Copperweld continuous caster breakout

Appears in 2 lectures.

Appearances across the corpus

SMS_F2014_10 · Structural Materials Selection, Fall 2014 · §5.p1

Hourly foreman vs. engineer dispute. Engineer overrides foreman's "but —" and forces a tap when no railroad car is in position. 200 tons of molten steel poured on the casting shop floor. Both lose jobs. Moral: respect the hourly employee's tacit knowledge.

I remember one of my classmates one summer worked for Copperweld Steel. Harvey came back and told the story that the foreman in the melt shop was an hourly employee — the kind of guy who maybe graduated from high school but he was making a lot of money. When I worked at Bethlehem Steel, the foreman in the melt shop was an hourly worker probably making forty, fifty thousand dollars a year. I was making about twenty thousand dollars a year as an engineer. The foreman had to turn out about 300 tons of steel every hour, he was responsible for it, he had about 30 years working in the steel industry, and he made more than almost all the college professionals — not as much as the plant manager.
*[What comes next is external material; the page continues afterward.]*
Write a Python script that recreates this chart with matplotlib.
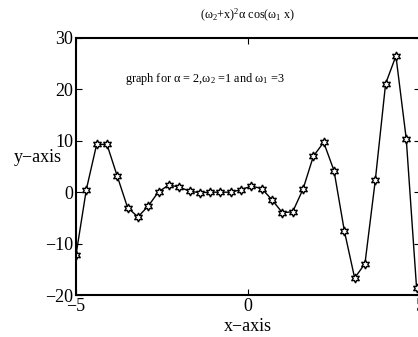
import matplotlib
matplotlib.use("Agg")
import matplotlib.pyplot as plt

# values, x step 0.3 from -5
x_vals = [-5.0, -4.7, -4.4, -4.1, -3.8, -3.5, -3.2, -2.9, -2.6, -2.3, -2.0, -1.7,
          -1.4, -1.1, -0.8, -0.5, -0.2, 0.1, 0.4, 0.7, 1.0, 1.3, 1.6, 1.9, 2.2,
          2.5, 2.8, 3.1, 3.4, 3.7, 4.0, 4.3, 4.6, 4.9]
y_vals = [-12.2, 0.5, 9.3, 9.3, 3.1, -3.0, -4.8, -2.7, 0.1, 1.4, 1.0, 0.2,
          -0.1, 0.0, 0.0, 0.0, 0.5, 1.2, 0.7, -1.5, -4.0, -3.8, 0.6, 7.0, 9.7,
          4.2, -7.5, -16.7, -13.9, 2.3, 21.1, 26.5, 10.4, -18.6]
x_ticks = [-5, 0, 5]
y_ticks = [-20, -10, 0, 10, 20, 30]

plt.rcParams["font.family"] = ["Liberation Serif", "DejaVu Serif"]
plt.rcParams["mathtext.fontset"] = "custom"
plt.rcParams["mathtext.rm"] = "Liberation Serif"
plt.rcParams["mathtext.it"] = "Liberation Serif"

fig = plt.figure(figsize=(4.18, 3.37), dpi=100)
ax = fig.add_axes([76 / 418, 42 / 337, 344 / 418, 257 / 337])

ax.plot(x_vals, y_vals, color="black", linewidth=1.0,
        marker=(6, 1, 0), markersize=6.5, markerfacecolor="white",
        markeredgecolor="black", markeredgewidth=1.0)

ax.set_xlim(-5, 5)
ax.set_ylim(-20, 30)
ax.set_xticks(x_ticks)
ax.set_yticks(y_ticks)
ax.tick_params(direction="in", top=True, right=True, length=4, width=0.8,
               labelsize=13, pad=2)
ax.set_xticklabels(["\u22125", "0", "5"])
ax.set_yticklabels(["\u221220", "\u221210", "0", "10", "20", "30"])
for s in ax.spines.values():
    s.set_linewidth(1.5)

ax.set_xlabel("x\u2212axis", fontsize=13, labelpad=2)
ax.set_ylabel("y\u2212axis", fontsize=13, rotation=0, labelpad=0)
ax.yaxis.set_label_coords(-0.11, 0.5)

ax.set_title("(\u03c9$_2$+x)$^2$\u03b1 cos(\u03c9$_1$ x)", fontsize=8.7, pad=14)
ax.text(-3.58, 21.4, "graph for \u03b1 = 2,\u03c9$_2$ =1 and \u03c9$_1$ =3", fontsize=8.8)

fig.savefig("out.png", dpi=100)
CAS_Su2011_06 · Casting, Summer 2011 · §4.p1

Tom's undergraduate classmate witnesses an engineer ordering an operator (who knew the molds weren't in position) to tap 200 tons of steel onto the railroad tracks. Both fired; mill takes a week to clean up with oxyacetylene torches. Teaching points: management listening; common sense; how steel mills clean up large solidified spills.

Which reminds me of a story from when I was an undergraduate student. I never saw this myself but one of my classmates went off for his summer internship — I think it was Copperweld Steel, which probably doesn't exist anymore, and when you hear the story you'll understand why. We talked about ingot casting in a steel mill, and there is a moral to the story.